Money market funds’ growth poses headache for China’s central bank
CHINA’S ever-growing money market funds pose an increasing problem for the nation’s central bank as policy makers attempt to boost the flow of credit to cushion an economic slowdown.
While the funds have offered savers a handy alternative to risky stocks and once highflying wealth management products, they’re effectively raising borrowing costs. That’s because, with some 8.6 trillion yuan ($1.3 trillion) according to the Asset Management Association of China, they’re sapping the flow of savings to banks, which in turn are having to pay the funds higher rates when taking their cash as deposits.
Those higher costs are being passed along to borrowers, countering the efforts of the People’s Bank of China (PBoC) to reduce lending rates for small- and medium-sized companies in particular. And the bargaining power of money funds is growing — the assets are close to the personal deposits at Industrial & Commercial Bank of China Ltd., the world’s largest lender by assets.

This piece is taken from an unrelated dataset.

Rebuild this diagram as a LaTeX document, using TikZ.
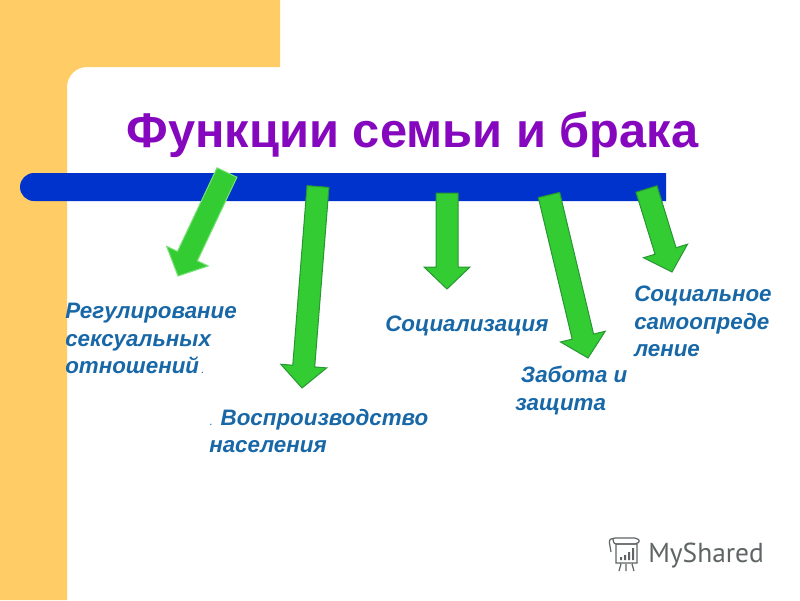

“Investors’ risk tolerance has been falling amid weak stock and bond market performances,” so they’ve been turning to money-market funds, said Nie Wen, a Shanghai-based economist at Huabao Trust Co. “The money market funds’ investments may not necessarily end up in the hands of medium and small enterprises.”
FINANCIAL REPRESSION
It was a lot simpler years ago, when Chinese households had few options other than bank deposits and regulators set the rates on those savings pools. That allowed the PBoC to easily cut funding costs for banks; the central bank also set the lending rate.
“While policy makers only needed to focus on the banking system to boost lenders’ willingness to loan, they now face bigger challenges and need more measures to achieve the same goal, given the size of such funds,” said Xia Le, Hong Kong-based chief Asia economist at Banco Bilbao Vizcaya Argentaria SA.